◆ Goal: Filter the entries that follow, copying every line in which the word "this" appears.

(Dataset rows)

* start *

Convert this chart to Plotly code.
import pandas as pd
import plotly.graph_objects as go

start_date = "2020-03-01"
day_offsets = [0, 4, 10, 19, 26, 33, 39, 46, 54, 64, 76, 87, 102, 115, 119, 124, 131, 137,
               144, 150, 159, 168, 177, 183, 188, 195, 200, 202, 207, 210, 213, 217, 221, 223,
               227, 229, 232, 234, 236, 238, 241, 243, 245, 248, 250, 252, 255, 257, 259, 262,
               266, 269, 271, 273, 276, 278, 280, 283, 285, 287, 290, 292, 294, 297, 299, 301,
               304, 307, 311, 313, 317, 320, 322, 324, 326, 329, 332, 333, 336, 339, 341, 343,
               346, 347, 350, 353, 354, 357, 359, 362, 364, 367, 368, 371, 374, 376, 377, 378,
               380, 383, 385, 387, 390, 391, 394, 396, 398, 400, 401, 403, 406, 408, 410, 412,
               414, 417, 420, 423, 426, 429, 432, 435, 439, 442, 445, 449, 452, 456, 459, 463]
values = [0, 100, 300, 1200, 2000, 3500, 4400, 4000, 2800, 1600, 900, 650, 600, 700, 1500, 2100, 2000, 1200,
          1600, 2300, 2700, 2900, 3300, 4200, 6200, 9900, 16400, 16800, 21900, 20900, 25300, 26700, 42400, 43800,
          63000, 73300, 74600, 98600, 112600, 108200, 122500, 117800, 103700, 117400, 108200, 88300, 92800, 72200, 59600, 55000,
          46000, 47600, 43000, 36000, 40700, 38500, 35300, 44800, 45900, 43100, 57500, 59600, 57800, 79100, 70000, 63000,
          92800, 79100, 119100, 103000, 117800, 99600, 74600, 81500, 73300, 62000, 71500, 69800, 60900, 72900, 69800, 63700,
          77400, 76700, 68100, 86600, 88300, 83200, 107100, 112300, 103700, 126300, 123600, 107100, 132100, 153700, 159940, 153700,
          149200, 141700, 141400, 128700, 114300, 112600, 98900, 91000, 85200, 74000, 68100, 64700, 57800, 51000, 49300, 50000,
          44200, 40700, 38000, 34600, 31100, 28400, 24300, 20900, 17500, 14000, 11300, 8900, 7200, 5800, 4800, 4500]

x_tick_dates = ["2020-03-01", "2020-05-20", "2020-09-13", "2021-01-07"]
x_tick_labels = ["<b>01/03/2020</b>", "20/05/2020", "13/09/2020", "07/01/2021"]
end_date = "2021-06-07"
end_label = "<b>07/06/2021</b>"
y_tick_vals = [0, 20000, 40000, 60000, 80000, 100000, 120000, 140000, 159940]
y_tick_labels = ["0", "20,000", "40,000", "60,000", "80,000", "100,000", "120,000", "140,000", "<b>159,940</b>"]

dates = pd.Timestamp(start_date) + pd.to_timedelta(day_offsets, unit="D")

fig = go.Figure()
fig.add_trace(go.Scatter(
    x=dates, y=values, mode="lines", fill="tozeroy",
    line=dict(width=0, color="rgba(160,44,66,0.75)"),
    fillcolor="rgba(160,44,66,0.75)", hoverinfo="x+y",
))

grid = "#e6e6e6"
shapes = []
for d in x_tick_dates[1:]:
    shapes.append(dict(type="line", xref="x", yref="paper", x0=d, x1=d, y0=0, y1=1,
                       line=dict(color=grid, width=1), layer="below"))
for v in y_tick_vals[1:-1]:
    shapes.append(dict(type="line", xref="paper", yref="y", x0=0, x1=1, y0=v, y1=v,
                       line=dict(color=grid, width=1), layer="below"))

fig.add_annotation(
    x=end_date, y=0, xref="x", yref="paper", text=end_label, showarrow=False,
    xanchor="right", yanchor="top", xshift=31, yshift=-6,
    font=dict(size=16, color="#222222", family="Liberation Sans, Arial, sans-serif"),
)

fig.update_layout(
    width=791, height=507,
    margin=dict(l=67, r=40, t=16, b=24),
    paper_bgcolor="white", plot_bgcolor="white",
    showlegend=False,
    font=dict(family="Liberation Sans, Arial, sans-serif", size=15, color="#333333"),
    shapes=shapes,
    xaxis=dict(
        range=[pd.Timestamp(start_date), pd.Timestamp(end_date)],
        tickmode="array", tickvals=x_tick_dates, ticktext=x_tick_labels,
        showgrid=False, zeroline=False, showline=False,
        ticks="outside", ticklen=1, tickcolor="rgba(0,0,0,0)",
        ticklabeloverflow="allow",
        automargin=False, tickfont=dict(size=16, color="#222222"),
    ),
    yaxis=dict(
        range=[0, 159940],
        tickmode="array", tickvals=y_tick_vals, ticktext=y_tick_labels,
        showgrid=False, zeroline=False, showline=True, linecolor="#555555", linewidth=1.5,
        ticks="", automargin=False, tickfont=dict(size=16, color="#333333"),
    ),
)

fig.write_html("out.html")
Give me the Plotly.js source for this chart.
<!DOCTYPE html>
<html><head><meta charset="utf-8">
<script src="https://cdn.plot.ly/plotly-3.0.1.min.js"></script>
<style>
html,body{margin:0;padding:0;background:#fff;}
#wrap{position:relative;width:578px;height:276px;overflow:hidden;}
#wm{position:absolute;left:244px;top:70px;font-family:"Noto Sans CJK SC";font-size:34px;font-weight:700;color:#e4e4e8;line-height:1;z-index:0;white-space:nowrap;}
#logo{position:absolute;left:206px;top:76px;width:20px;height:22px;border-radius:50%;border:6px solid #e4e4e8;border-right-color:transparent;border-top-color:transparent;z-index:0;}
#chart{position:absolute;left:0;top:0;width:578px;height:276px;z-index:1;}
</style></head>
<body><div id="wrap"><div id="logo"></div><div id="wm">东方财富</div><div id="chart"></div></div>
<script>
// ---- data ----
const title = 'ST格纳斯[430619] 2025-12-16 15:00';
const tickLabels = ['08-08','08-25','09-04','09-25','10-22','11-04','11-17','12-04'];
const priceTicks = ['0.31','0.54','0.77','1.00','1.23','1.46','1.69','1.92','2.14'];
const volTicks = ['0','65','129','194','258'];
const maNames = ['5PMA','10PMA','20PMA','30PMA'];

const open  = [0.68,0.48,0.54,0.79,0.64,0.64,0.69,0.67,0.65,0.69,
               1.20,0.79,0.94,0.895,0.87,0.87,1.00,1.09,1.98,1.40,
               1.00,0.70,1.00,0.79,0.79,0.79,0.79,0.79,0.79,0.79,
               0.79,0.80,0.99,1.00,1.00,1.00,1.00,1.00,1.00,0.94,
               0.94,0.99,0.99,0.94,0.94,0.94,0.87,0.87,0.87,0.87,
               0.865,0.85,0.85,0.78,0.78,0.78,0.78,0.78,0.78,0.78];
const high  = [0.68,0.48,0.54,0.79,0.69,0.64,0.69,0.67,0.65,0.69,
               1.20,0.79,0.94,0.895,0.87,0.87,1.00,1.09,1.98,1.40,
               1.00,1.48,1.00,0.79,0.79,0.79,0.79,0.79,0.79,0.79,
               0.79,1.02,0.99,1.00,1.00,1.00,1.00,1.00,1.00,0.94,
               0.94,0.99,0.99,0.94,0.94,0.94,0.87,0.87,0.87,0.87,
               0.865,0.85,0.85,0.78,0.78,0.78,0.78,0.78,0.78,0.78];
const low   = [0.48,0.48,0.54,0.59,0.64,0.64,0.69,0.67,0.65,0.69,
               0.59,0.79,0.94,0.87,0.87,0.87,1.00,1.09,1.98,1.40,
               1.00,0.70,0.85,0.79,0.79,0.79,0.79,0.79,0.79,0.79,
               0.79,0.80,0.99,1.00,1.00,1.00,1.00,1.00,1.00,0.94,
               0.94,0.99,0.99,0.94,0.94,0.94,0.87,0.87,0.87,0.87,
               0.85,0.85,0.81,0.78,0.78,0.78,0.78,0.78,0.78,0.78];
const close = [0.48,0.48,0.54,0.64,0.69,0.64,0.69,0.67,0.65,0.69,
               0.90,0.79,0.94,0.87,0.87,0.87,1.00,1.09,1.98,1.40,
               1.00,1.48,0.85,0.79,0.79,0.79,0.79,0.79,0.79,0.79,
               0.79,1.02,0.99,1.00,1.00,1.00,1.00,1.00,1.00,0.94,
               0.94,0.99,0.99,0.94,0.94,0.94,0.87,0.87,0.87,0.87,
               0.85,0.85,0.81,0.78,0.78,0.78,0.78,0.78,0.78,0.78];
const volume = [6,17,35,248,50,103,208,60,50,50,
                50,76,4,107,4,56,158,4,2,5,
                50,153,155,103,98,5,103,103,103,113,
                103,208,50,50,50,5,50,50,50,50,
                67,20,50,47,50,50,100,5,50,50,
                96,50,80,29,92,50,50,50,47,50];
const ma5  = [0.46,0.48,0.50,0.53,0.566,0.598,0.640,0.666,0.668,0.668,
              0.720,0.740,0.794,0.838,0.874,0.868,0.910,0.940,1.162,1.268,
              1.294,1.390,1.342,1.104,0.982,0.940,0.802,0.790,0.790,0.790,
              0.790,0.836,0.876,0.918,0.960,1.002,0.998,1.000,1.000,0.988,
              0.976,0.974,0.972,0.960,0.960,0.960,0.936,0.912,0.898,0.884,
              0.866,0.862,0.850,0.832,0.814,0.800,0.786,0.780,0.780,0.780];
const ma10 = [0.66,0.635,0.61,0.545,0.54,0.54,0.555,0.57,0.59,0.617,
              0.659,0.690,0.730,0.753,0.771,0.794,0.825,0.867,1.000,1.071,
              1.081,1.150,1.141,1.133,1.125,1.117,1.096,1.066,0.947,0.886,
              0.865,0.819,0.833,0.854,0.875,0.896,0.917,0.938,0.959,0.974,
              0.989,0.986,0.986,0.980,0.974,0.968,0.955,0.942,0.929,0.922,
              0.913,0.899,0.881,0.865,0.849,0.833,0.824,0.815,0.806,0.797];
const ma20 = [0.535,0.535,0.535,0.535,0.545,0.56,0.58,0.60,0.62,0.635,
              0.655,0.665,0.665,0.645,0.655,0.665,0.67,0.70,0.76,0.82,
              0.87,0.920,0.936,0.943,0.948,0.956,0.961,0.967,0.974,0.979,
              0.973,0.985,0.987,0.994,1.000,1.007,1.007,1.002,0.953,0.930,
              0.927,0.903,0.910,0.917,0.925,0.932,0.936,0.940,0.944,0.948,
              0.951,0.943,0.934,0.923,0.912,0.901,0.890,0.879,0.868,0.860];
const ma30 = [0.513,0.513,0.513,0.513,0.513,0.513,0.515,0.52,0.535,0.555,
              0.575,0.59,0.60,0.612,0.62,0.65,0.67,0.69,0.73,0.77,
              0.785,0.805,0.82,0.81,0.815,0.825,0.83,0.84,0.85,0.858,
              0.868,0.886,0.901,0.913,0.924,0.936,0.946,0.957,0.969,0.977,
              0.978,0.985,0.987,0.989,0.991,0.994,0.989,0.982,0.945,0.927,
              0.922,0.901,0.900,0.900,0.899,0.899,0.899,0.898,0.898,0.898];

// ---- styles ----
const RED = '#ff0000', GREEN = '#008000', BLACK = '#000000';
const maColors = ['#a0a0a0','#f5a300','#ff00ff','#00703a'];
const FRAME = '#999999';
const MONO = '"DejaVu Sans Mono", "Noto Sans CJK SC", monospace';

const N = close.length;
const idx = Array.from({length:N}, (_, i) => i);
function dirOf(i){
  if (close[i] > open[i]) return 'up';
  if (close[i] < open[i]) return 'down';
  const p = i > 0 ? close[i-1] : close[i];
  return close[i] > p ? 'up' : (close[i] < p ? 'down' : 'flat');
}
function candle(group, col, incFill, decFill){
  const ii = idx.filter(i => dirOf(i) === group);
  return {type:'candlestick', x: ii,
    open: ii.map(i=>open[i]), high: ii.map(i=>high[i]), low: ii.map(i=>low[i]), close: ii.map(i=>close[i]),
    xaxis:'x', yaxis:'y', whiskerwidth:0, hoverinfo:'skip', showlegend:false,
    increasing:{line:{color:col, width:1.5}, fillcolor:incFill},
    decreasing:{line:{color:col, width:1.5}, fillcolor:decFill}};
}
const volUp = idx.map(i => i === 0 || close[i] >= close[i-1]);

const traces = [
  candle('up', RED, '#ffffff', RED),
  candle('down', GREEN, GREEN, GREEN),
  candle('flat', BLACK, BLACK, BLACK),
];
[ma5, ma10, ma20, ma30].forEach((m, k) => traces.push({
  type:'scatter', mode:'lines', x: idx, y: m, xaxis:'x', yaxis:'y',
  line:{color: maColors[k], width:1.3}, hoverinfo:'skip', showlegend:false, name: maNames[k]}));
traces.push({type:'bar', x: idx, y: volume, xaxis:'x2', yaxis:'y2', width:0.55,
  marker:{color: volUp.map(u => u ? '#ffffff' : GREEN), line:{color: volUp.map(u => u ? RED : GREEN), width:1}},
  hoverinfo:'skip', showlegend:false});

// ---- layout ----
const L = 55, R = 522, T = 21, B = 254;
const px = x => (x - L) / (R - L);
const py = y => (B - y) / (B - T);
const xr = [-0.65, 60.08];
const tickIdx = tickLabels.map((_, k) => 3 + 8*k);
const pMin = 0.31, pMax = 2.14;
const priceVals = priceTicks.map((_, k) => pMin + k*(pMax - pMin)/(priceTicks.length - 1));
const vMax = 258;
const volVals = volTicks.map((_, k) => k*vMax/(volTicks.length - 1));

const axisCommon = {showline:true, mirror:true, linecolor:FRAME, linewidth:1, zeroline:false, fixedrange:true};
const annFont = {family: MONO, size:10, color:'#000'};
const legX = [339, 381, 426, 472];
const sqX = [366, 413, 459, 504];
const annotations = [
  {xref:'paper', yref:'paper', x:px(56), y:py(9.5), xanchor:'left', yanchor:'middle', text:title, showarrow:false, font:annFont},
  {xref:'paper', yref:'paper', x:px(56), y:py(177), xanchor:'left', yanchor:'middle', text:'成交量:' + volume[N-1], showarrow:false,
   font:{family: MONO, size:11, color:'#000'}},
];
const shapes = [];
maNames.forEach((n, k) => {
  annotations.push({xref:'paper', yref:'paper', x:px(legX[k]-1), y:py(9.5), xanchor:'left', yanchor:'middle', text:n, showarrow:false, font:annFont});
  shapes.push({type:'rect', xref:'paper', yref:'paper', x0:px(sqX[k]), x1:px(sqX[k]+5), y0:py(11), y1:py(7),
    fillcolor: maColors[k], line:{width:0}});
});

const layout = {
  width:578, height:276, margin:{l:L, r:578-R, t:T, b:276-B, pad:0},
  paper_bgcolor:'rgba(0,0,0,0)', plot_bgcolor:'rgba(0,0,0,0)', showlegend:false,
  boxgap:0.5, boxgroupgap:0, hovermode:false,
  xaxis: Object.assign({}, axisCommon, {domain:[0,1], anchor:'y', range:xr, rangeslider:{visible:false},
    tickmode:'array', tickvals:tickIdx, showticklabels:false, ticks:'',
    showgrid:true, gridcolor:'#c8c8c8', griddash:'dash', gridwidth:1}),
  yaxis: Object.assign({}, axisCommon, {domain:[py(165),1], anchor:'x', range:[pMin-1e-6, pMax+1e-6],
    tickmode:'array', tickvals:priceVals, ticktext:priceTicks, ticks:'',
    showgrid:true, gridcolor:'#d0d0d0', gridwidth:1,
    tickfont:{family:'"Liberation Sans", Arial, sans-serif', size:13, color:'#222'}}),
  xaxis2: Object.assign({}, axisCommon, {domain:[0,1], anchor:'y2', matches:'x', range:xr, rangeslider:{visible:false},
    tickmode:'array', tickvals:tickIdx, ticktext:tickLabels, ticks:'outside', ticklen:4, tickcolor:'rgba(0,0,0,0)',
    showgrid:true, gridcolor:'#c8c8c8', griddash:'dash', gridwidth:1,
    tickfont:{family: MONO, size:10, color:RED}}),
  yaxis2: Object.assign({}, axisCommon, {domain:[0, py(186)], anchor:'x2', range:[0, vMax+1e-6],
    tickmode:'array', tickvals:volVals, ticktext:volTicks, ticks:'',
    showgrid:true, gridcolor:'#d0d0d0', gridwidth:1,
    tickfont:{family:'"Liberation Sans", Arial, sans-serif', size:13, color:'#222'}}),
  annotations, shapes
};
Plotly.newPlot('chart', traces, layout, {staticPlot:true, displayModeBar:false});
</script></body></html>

* end *

◆ Final result:
Convert this chart to Plotly code.
Give me the Plotly.js source for this chart.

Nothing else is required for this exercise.